The march towards Georgetown Public Library started around 11:00 a.m. and stretched 0.3 miles, according to documents acquired by the Daily Signal. Presumed students from Duke Ellington School of the Arts’ Gender & Sexuality Alliance marched at the front of the parade with an “Art is pride” banner. Other participants marching alongside presumed Duke Ellington students waved the 2013 iteration of LGBT flags which include the symbol for intersex pride. The parade ended at the library parking lot, where participants entered through a rainbow-colored arch made of balloons. (RELATED: Biden Admin Flies Pride Flag At US Embassy In The Vatican)

The festival featured a large variety of  pro-LGBT content aimed towards children. One table donned rainbow-colored paper glasses with messages including, “Love is love” and “Pride.” The table also featured small paper signs reading “Come out party” and “Can’t hide our pride.” Another table carried a variety of LGBT-themed cards and bookmarks with an adjacent coloring table for children to mark them with. One bookmark featured famous transvestite RuPaul with a quote reading, “We’re all born naked and the rest is drag.”

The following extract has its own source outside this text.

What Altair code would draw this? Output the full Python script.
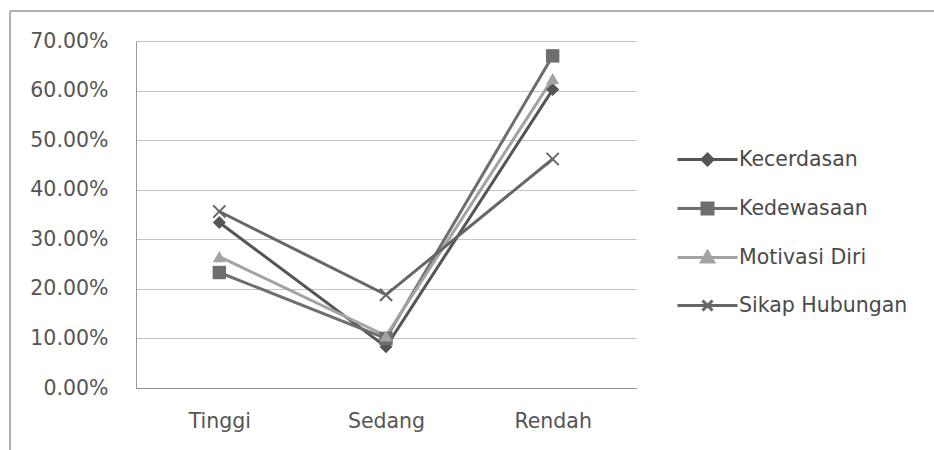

The event offered a table of booklets produced by Parents and Friends of Lesbians and Gays (PFLAG). The literature included titles such as “Be Yourself: Questions and Answers For Lesbian, Gay, Bisexual, Queer, and Questioning Youth,” “Our Children: Questions and Answers for Loved Ones of Lesbian, Gay, Bisexual+, Transgender, Queer, and Questioning People,” “Our Trans Loved Ones: Questions and Answers for Loved Ones of People Who are Transgender or Nonbinary” and “Guide To Being A Trans Ally.”

PFLAG’s website says “Be Yourself” offers a supportive and understanding approach to today’s most common questions and concerns from youth regarding sexual orientation, gender identity, and gender expression.”

Be Yourself disputes the existence of the gender binary in favor of a gender “continuum,” saying, “gender expression can change over time as we have new experiences and aware of new ideas.”

The festival featured a poster titled “Fly The Flag” which listed dozens of pride flag variants with labels and definitions. These flags include “Queer People of Color,” which purportedly gained popularity during the 2020 Black Lives Matter protests and claims to represent the “frequent intersection of the struggle for both racial and queer equality.” also included was the “Two Spirit,” which the poster says represents a “Native American identity for someone with both a male and female essence or spirit.”

Other pride flags featured on the poster include: nonbinary, demigender, agender, genderfluid, genderqueer, demisexual, pansexual and transgender

The poster claims to be a “brief” introduction into the various pride flags, referring to the “LGBTQ Who?” brochure for more identities. The poster claims the brochure does not describe every existing LGBTQ+ identity.


“If yours isn’t listed, it is still valid!” the poster reads.

“And if your labels change over time, that’s perfectly fine, too.”